Senator VANSTONE —No, not central to the bill; Senator Sherry is quite right. But when I was much younger, shall I say, people who were appointed to a board were looked up to and respected. That really meant something: that individual was a trusted person in the business community and could be relied on for advice, et cetera—and I do not need to expand on that.

  Sadly, that is not the view taken today. Corporations' senior management and board members are basically regarded by many as those who are out to put their snouts in the trough, to squeeze money out of the company, and who are interested not in the shareholders but in themselves. Management buy-outs, of course, invite that kind of speculation, as does insider trading and that type of activity. The whole business has changed: years ago, when I was much younger, being a corporate director had some status and was something in which to take some pride. It is now something which is quite tarnished, not the least by the activities of some corporations during the 1980s.

  We understand all of that, but in the end someone is sitting there as a director and all sorts of consequences flow for that person if the corporation is found guilty of some criminal activity. The question that we want looked at is: just how far can that go down the chain? How far down the chain could some criminality be that is in the end going to come back and affect the director of the company? It is not in anyone's interest and, of course, it is not in the public interest to have corporations encouraging a sort of criminal culture with respect to certain aspects of their work. Nor is it in our interest to have corporations bereft of talent because people who do have talent will not take the risk.

  I know people who have been offered board positions; and they think more than twice about whether they will take them because of the responsibilities placed on them and the risks they run, over and above just diligently doing their own work. This extension makes people who understand the balance, those two arguments, and who can see both sides of it very apprehensive. For that reason we want the section on corporate criminal responsibility referred to the legal and constitutional affairs committee for investigation.
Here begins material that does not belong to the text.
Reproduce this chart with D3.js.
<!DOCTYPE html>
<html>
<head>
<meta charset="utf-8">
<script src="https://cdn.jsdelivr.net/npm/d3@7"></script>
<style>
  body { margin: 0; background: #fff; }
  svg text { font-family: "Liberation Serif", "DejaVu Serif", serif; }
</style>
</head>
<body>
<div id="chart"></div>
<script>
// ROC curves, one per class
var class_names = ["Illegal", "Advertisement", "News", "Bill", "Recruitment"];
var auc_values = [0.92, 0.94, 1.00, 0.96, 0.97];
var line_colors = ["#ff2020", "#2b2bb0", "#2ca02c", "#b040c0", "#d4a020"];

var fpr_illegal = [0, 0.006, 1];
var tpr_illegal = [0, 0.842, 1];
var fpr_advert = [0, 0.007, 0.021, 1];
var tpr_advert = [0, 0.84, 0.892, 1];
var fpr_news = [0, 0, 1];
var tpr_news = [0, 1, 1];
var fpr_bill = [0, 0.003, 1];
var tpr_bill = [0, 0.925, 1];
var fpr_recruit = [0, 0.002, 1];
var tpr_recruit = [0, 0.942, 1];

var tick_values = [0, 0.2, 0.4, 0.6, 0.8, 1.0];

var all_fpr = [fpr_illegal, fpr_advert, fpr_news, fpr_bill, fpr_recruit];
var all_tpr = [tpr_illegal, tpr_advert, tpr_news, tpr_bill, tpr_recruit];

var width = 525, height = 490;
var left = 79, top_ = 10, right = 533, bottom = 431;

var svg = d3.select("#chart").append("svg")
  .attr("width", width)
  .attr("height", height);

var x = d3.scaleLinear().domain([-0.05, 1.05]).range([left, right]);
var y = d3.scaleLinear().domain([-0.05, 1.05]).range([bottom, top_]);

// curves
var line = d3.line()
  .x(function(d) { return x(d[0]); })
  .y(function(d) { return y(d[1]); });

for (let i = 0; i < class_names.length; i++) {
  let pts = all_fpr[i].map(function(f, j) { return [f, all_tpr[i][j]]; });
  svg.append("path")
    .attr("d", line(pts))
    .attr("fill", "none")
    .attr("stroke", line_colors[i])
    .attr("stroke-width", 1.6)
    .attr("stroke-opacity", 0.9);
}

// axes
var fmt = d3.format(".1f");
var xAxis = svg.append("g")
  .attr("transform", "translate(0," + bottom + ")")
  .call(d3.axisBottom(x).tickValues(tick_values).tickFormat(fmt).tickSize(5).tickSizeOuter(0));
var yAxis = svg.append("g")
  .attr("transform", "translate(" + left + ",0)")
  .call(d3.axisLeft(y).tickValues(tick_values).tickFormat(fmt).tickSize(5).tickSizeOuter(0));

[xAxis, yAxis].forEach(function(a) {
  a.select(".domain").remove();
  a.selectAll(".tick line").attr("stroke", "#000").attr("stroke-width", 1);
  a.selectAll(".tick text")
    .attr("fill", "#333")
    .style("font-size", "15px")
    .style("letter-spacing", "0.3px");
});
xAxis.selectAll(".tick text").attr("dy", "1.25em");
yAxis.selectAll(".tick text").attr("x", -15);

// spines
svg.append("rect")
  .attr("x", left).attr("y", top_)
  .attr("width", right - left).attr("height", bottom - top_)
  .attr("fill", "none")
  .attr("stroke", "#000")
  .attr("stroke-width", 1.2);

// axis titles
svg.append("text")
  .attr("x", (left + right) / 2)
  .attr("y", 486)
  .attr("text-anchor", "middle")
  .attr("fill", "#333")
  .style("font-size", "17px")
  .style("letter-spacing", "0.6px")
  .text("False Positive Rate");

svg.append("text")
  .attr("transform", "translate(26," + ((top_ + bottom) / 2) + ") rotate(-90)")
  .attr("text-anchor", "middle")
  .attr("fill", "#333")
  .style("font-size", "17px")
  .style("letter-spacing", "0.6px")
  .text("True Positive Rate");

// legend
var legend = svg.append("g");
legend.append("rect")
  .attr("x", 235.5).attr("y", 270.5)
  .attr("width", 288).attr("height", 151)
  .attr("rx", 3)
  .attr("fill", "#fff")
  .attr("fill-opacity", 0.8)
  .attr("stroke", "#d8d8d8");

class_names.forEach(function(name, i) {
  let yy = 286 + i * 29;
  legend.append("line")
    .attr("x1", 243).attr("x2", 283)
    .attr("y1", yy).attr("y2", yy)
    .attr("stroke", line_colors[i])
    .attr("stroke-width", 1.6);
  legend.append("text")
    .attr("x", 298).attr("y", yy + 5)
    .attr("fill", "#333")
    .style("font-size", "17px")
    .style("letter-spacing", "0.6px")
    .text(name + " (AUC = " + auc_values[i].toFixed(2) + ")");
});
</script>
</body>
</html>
  Other than that, we are supportive of the prospect of having a code. I do not think I have been able to find a criminal lawyer who says, `No, we want to stay as we are.' Wearing my other hat on the cost of justice committee, I hear time and again about the very great expense of the differences in laws all over the place and the complications. We just have to try to simplify these things. If this is a step towards that, well and good.

  Let me turn briefly to the Crimes Amendment Bill that goes with this. The government has apparently determined that some of the areas of reform contained in the criminal code should be implemented in the short term. One is the age of criminal responsibility. The provisions in this bill standardise the current situation such that persons under 10 years will not be liable for offences under Commonwealth law.

  The law of attempt is dealt with. The provision requires that the conduct said to constitute the attempt must be more than merely preparatory to the commission of the offence. The provisions allow a conviction even where committing the offence is impossible. I understand that a simple way to explain that is that, if someone tries to pick a pocket and there is no money there, they are still a pickpocket and they were still trying to pick a pocket, so we should still be able to have a go at them in the sense of `attempt'.

  Also the law relating to conspiracy is dealt with. The provisions here aim to reduce the abuse of conspiracy charges. These provisions apply only where the offence to which they relate has a penalty of more than 12 months imprisonment or a fine of more than $20,000, and proceedings may be commenced only with the consent of the DPP.

  Basically, we do not oppose that bill and look forward to its reference to the legal and constitutional affairs committee, in our sense particularly for the extension of corporate criminal responsibility, although I understand that perhaps the Democrats, and certainly the Greens, have some other concerns that they want referred.